Records from a collection:

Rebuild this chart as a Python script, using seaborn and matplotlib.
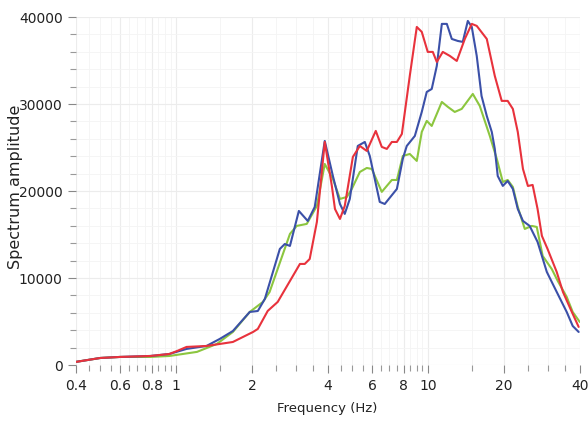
import numpy as np
import pandas as pd
import matplotlib
matplotlib.use("Agg")
import matplotlib.pyplot as plt
import seaborn as sns
from matplotlib.ticker import FixedLocator, NullFormatter, MultipleLocator

# ---- data ----
freq_blue = [0.40, 0.50, 0.60, 0.79, 0.94, 1.10, 1.32, 1.49, 1.68, 1.96, 2.11, 2.25, 2.58, 2.70,
             2.83, 3.07, 3.33, 3.55, 3.89, 4.19, 4.47, 4.67, 4.89, 5.26, 5.61, 5.87, 6.43, 6.73,
             7.52, 7.94, 8.23, 8.86, 9.44, 9.88, 10.34, 10.83, 11.34, 11.87, 12.42, 13.12, 13.73,
             14.38, 14.91, 15.6, 16.3, 17.1, 17.9, 18.4, 18.9, 19.8, 20.7, 21.7, 22.7, 23.8, 25.3,
             27.2, 29.6, 32.4, 35.5, 37.5, 39.6]
amp_blue = [350, 800, 920, 1030, 1260, 1840, 2180, 2990, 3900, 6090, 6200, 7590, 13330, 13900,
            13680, 17700, 16550, 18160, 25750, 21720, 18500, 17360, 19080, 25170, 25630, 24020, 18740, 18500,
            20230, 23700, 25170, 26320, 29080, 31380, 31720, 34370, 39200, 39200, 37470, 37240, 37130,
            39540, 38850, 35520, 30920, 28620, 26780, 24830, 21720, 20580, 21150, 20230, 17930, 16550, 15980,
            14140, 10690, 8390, 6090, 4480, 3790]

freq_green = [0.40, 0.50, 0.60, 0.79, 0.94, 1.21, 1.45, 1.68, 1.96, 2.21, 2.35, 2.83, 3.01, 3.30,
              3.62, 3.89, 4.19, 4.47, 4.76, 4.98, 5.36, 5.71, 5.98, 6.55, 6.86, 7.18, 7.52, 7.94,
              8.46, 9.02, 9.44, 9.88, 10.34, 11.34, 11.98, 12.76, 13.6, 15.05, 16.04, 17.58, 18.74,
              19.8, 20.7, 21.7, 22.7, 24.2, 25.8, 27.0, 28.5, 30.96, 32.7, 35.5, 37.5, 40.0]
amp_green = [350, 800, 920, 920, 1030, 1500, 2410, 3790, 6090, 7240, 8390, 15060, 15980, 16210,
             18280, 23100, 21380, 19080, 19310, 20230, 22180, 22640, 22530, 19890, 20580, 21260, 21260, 24020,
             24250, 23450, 26780, 28050, 27470, 30230, 29660, 29080, 29430, 31150, 29770, 26320, 23680,
             21030, 21260, 20460, 18160, 15630, 15980, 15860, 12530, 11030, 9660, 7820, 6090, 4940]

freq_red = [0.40, 0.50, 0.60, 0.79, 0.94, 1.01, 1.10, 1.32, 1.68, 2.02, 2.11, 2.31, 2.53, 3.10,
            3.24, 3.39, 3.62, 3.89, 4.15, 4.27, 4.47, 4.67, 5.03, 5.36, 5.71, 6.20, 6.55, 6.86,
            7.18, 7.52, 7.87, 8.46, 9.02, 9.44, 9.97, 10.44, 10.83, 11.44, 12.2, 13.0, 13.99,
            14.91, 15.6, 17.1, 18.4, 19.6, 20.7, 21.7, 22.7, 23.8, 24.9, 26.0, 27.2, 28.3, 29.8,
            32.4, 34.3, 37.2, 39.6]
amp_red = [350, 800, 920, 1030, 1260, 1610, 2070, 2180, 2640, 3790, 4140, 6210, 7240, 11610,
           11610, 12180, 16440, 25630, 20580, 17930, 16780, 18280, 23910, 25170, 24600, 26900, 25060, 24830,
           25630, 25630, 26550, 33220, 38850, 38280, 35980, 35980, 34830, 35980, 35520, 34940, 37470,
           39200, 38970, 37470, 33220, 30350, 30350, 29430, 26780, 22530, 20570, 20690, 17930, 14830, 13330,
           10690, 8390, 6090, 4370]

x_ticks = [0.4, 0.6, 0.8, 1, 2, 4, 6, 8, 10, 20, 40]
x_tick_labels = ["0.4", "0.6", "0.8", "1", "2", "4", "6", "8", "10", "20", "40"]
x_minor_ticks = [0.45, 0.5, 0.55, 0.65, 0.7, 0.75, 0.85, 0.9, 0.95, 1.5, 2.5, 3, 3.5,
                 4.5, 5, 5.5, 6.5, 7, 7.5, 8.5, 9, 9.5, 15, 25, 30, 35]
y_ticks = [0, 10000, 20000, 30000, 40000]

series = [("green", freq_green, amp_green, "#8cc63f"),
          ("blue", freq_blue, amp_blue, "#3b50a8"),
          ("red", freq_red, amp_red, "#e8323c")]

sns.set_theme(style="white")
plt.rcParams['font.family'] = ['DejaVu Sans']

fig = plt.figure(figsize=(5.88, 4.27), dpi=100)
ax = fig.add_axes([0.129, 0.143, 0.857, 0.815])

for name, fx, fy, col in series:
    df = pd.DataFrame({"f": fx, "a": fy})
    sns.lineplot(data=df, x="f", y="a", ax=ax, color=col, linewidth=1.5,
                 estimator=None, sort=False)

ax.set_xscale("log")
ax.set_xlim(0.4, 40)
ax.set_ylim(0, 40000)

ax.xaxis.set_major_locator(FixedLocator(x_ticks))
ax.set_xticklabels(x_tick_labels)
ax.xaxis.set_minor_locator(FixedLocator(x_minor_ticks))
ax.xaxis.set_minor_formatter(NullFormatter())
ax.yaxis.set_major_locator(FixedLocator(y_ticks))
ax.yaxis.set_minor_locator(MultipleLocator(2000))

ax.grid(True, which="major", color="#ececec", linewidth=0.8)
ax.grid(True, which="minor", color="#f4f4f4", linewidth=0.6)
ax.set_axisbelow(True)

for s in ax.spines.values():
    s.set_visible(False)

ax.tick_params(axis="both", which="major", labelsize=10, colors="#222222",
               length=6, width=0.8, color="#888888", direction="out", bottom=True, left=True)
ax.tick_params(axis="both", which="minor", length=4, width=0.8, color="#999999",
               direction="out", bottom=True, left=True)

ax.set_xlabel("Frequency (Hz)", fontsize=9.5, color="#222222")
ax.set_ylabel("Spectrum amplitude", fontsize=11.5, color="#222222")
ax.xaxis.set_label_coords(0.498, -0.105)
ax.yaxis.set_label_coords(-0.12, 0.514)
ax.yaxis.label.set_verticalalignment("center")
if ax.get_legend():
    ax.get_legend().remove()

fig.savefig("out.png", dpi=100)
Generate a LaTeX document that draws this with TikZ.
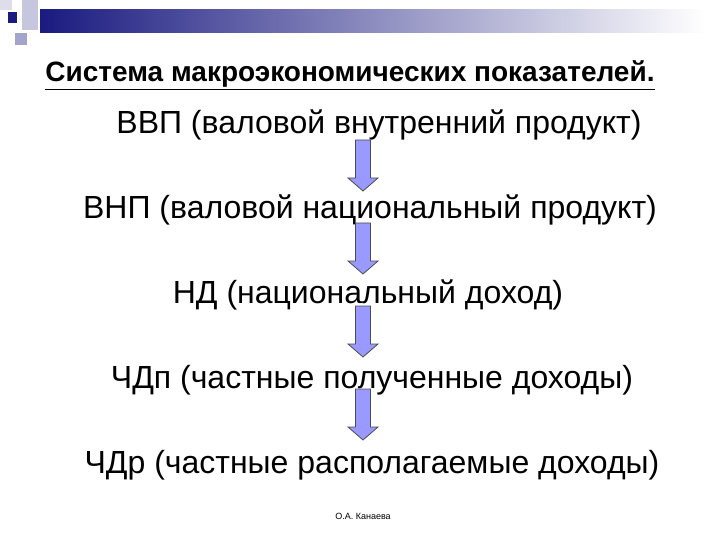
\documentclass[tikz,border=0pt]{standalone}
\usepackage{fontspec}
\setmainfont{Liberation Sans}
\definecolor{navy}{HTML}{1A1A80}
\definecolor{arrfill}{HTML}{9999FF}
\tikzset{
 line/.style={font=\fontsize{32}{36}\selectfont, inner sep=0pt},
 darr/.style={draw=black!70, fill=arrfill, line width=0.8pt, line join=miter},
}
\newcommand{\downarr}[1]{\draw[darr] ([xshift=-7.5]#1) -- ++(0,38) -- ++(-7.5,0) -- ++(15,13) -- ++(15,-13) -- ++(-7.5,0) -- ++(0,-38) -- cycle;}
\begin{document}
\begin{tikzpicture}[x=1pt,y=-1pt]
\useasboundingbox (0,0) rectangle (720,540);
\fill[left color=navy, right color=white] (40,10) rectangle (705,33);
\fill[navy!25] (22,0) rectangle (38,30);
\fill[navy!40] (15,33) rectangle (27,45);
\fill[navy!15] (0,0) rectangle (12,10);
\fill[navy] (8,12) rectangle (17,23);
\node[font=\bfseries\fontsize{28}{32}\selectfont, inner sep=0pt] (title) at (350,75) {\underline{Система макроэкономических показателей.}};
\node[line] (l1) at (379,125) {ВВП (валовой внутренний продукт)};
\node[line] (l2) at (370,210) {ВНП (валовой национальный продукт)};
\node[line] (l3) at (368,295) {НД (национальный доход)};
\node[line] (l4) at (372,380) {ЧДп (частные полученные доходы)};
\node[line] (l5) at (372,465) {ЧДр (частные располагаемые доходы)};
\foreach \y/\n in {140/a1,223/a2,306/a3,389/a4} {
  \coordinate (\n) at (363,\y);
  \downarr{\n}
}
\node[font=\fontsize{9}{10}\selectfont] (foot) at (363,516) {О.А. Канаева};
\end{tikzpicture}
\end{document}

Exercise description: Exactly as written, please give again the lines from the beginning of the listing through the line containing "from matplotlib.ticker import", inclusive, without any pictures.

Answer to this exercise:
Rebuild this chart as a Python script, using seaborn and matplotlib.
import numpy as np
import pandas as pd
import matplotlib
matplotlib.use("Agg")
import matplotlib.pyplot as plt
import seaborn as sns
from matplotlib.ticker import FixedLocator, NullFormatter, MultipleLocator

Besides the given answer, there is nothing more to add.